Common mistakes to avoid
- Buying a fancy AI sales tool and assuming reps will figure it out. They won't — adoption comes from training on real work.
- Generic training on fake data. It doesn't transfer to the rep's actual pipeline.
- No manager involvement. Front-line behavior follows the manager's behavior.
- Ignoring data risk. One leaked customer list erases the productivity gains.
The bottom line
AI won't sell for your team — but it will hand every rep back hours of research, writing, and admin, and make your pipeline data trustworthy in the process. The companies that win with it treat adoption as a coaching problem, not a software purchase. Role-based AI training for employees, built around real deals and reinforced by managers, is what turns access into habit.
Want to know where your sales team stands? Get a free AI Readiness Assessment, or explore AI enablement for your whole org.
Frequently Asked Questions
What are the best AI use cases for sales teams?
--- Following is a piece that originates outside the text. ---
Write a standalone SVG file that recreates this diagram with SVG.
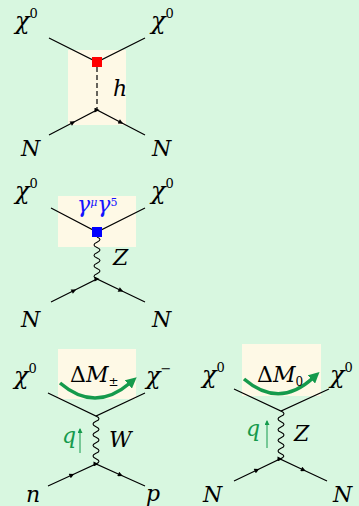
<svg xmlns="http://www.w3.org/2000/svg" width="359" height="506" viewBox="0 0 359 506">
<style>
.bg{fill:#d8f7e0}
.box{fill:#fef9e6}
.f{fill:none;stroke:#000;stroke-width:1.2}
.fa{fill:none;stroke:#000;stroke-width:1.2;marker-mid:url(#fm)}
.ph{fill:none;stroke:#000;stroke-width:1.1}
.m{font-family:"DejaVu Serif","Liberation Serif",serif;font-style:italic;font-size:22px;fill:#000}
.c{font-size:24px}
.up{font-style:normal}
.sup{font-size:13px;font-style:normal}
.g{fill:#159a4c}
.b{fill:#1414ff}
.arc{fill:none;stroke:#159a4c;stroke-width:3.5;marker-end:url(#ah)}
.qa{fill:none;stroke:#159a4c;stroke-width:1;marker-end:url(#qh)}
</style>
<defs>
<marker id="fm" viewBox="0 0 10 10" refX="5" refY="5" markerWidth="7" markerHeight="5" markerUnits="userSpaceOnUse" orient="auto"><path d="M0,0 L10,5 L0,10 z" fill="#000"/></marker>
<marker id="ah" viewBox="0 0 10 10" refX="2" refY="5" markerWidth="11" markerHeight="11" markerUnits="userSpaceOnUse" orient="auto"><path d="M0,0 L10,5 L0,10 z" fill="#159a4c"/></marker>
<marker id="qh" viewBox="0 0 10 10" refX="8" refY="5" markerWidth="6" markerHeight="5" markerUnits="userSpaceOnUse" orient="auto"><path d="M0,0 L10,5 L0,10 z" fill="#159a4c"/></marker>
</defs>
<rect class="bg" x="0" y="0" width="359" height="506"/>

<g id="diagram-higgs">
<rect class="box" x="68" y="50" width="58" height="75"/>
<g id="connectors-higgs">
<path class="f" d="M49,38 L97,62 L145,38"/>
<path class="fa" d="M49,135 L73,122.5 L97,110 L121,122.5 L145,135"/>
<path class="f" d="M97,67 L97,110" stroke-dasharray="5,3"/>
</g>
<g id="vertex-higgs"><rect x="92" y="57" width="10" height="10" fill="#ff0000"/></g>
<g id="labels-higgs">
<text class="m c" x="15" y="29">χ<tspan class="sup" dy="-11">0</tspan></text>
<text class="m c" x="151" y="29">χ<tspan class="sup" dy="-11">0</tspan></text>
<text class="m" x="113" y="96">h</text>
<text class="m" x="21" y="156">N</text>
<text class="m" x="152" y="156">N</text>
</g>
</g>

<g id="diagram-z-axial">
<rect class="box" x="58" y="196" width="78" height="51"/>
<g id="connectors-z-axial">
<path class="f" d="M51,208 L97,232 L145,208"/>
<path class="fa" d="M51,302 L74,290.5 L97,279 L121,290.5 L145,302"/>
<path class="ph" d="M97,237 q6,2.6 0,5.25 t0,5.25 t0,5.25 t0,5.25 t0,5.25 t0,5.25 t0,5.25 t0,5.25"/>
</g>
<g id="vertex-z-axial"><rect x="92" y="227" width="10" height="10" fill="#0000ff"/></g>
<g id="labels-z-axial">
<text class="m c" x="15" y="199">χ<tspan class="sup" dy="-11">0</tspan></text>
<text class="m c" x="151" y="199">χ<tspan class="sup" dy="-11">0</tspan></text>
<text class="m b" x="77" y="212" font-size="17">γ<tspan font-size="11" dy="-6">μ</tspan><tspan dy="6">γ</tspan><tspan font-size="11" font-style="normal" dy="-6">5</tspan></text>
<text class="m" x="113" y="265">Z</text>
<text class="m" x="21" y="327">N</text>
<text class="m" x="152" y="327">N</text>
</g>
</g>

<g id="diagram-w">
<rect class="box" x="58" y="349" width="78" height="50"/>
<g id="connectors-w">
<path class="f" d="M48,393 L96,416 L145,393"/>
<path class="fa" d="M48,486 L72,475 L96,464 L120.5,475 L145,486"/>
<path class="ph" d="M96,416 q6,2.67 0,5.33 t0,5.33 t0,5.33 t0,5.33 t0,5.33 t0,5.33 t0,5.33 t0,5.33 t0,5.33"/>
<path class="arc" d="M60,383 Q95,413 130,383"/>
<path class="qa" d="M80,453 L80,429"/>
</g>
<g id="labels-w">
<text class="m c" x="14" y="384">χ<tspan class="sup" dy="-11">0</tspan></text>
<text class="m c" x="146" y="384">χ<tspan class="sup" dy="-11">−</tspan></text>
<text class="m" x="70" y="382" font-size="18"><tspan class="up">Δ</tspan>M<tspan font-size="12" font-style="normal" dy="4">±</tspan></text>
<text class="m g" x="62" y="443">q</text>
<text class="m" x="109" y="447">W</text>
<text class="m" x="26" y="502">n</text>
<text class="m" x="146" y="501">p</text>
</g>
</g>

<g id="diagram-z-mass">
<rect class="box" x="242" y="344" width="79" height="52"/>
<g id="connectors-z-mass">
<path class="f" d="M234,389 L281,411 L329,389"/>
<path class="fa" d="M234,481 L257,470 L280,459 L303.5,470 L327,481"/>
<path class="ph" d="M281,411 q6,2.67 0,5.33 t0,5.33 t0,5.33 t0,5.33 t0,5.33 t0,5.33 t0,5.33 t0,5.33 t-1,5.33"/>
<path class="arc" d="M244,379 Q279,409 313,378"/>
<path class="qa" d="M267,448 L267,421"/>
</g>
<g id="labels-z-mass">
<text class="m c" x="202" y="383">χ<tspan class="sup" dy="-11">0</tspan></text>
<text class="m c" x="330" y="383">χ<tspan class="sup" dy="-11">0</tspan></text>
<text class="m" x="257" y="382" font-size="18"><tspan class="up">Δ</tspan>M<tspan font-size="12" font-style="normal" dy="4">0</tspan></text>
<text class="m g" x="246" y="436">q</text>
<text class="m" x="294" y="441">Z</text>
<text class="m" x="203" y="502">N</text>
<text class="m" x="333" y="502">N</text>
</g>
</g>
</svg>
The highest-value use cases remove the busywork around selling: account and prospect research, drafting personalized outreach and follow-ups, capturing call notes and next steps, keeping the CRM clean, preparing for objections, and drafting proposals and recaps. The goal is to give reps more time in front of buyers, not to automate the selling itself.
Will AI replace salespeople?
No. AI is good at the writing, research, and admin around selling — not at building trust, reading a room, or navigating a complex deal. The reps who win are the ones who use AI to offload busywork and spend the recovered time on relationships and judgment.
How do you get sales reps to actually use AI?
Train them on their own live pipeline, not a generic demo. Reps adopt AI when it visibly saves them time on this week's deals. Pick two workflows (research and follow-ups are the usual quick wins), make it hands-on, and pair it with a manager who models the behavior.
What are the risks of using AI in sales?
The main risk is data exposure — reps pasting customer lists, contact details, or pricing into ungoverned public tools. A simple acceptable-use rule on what customer data can and can't go into which tools prevents almost all of it.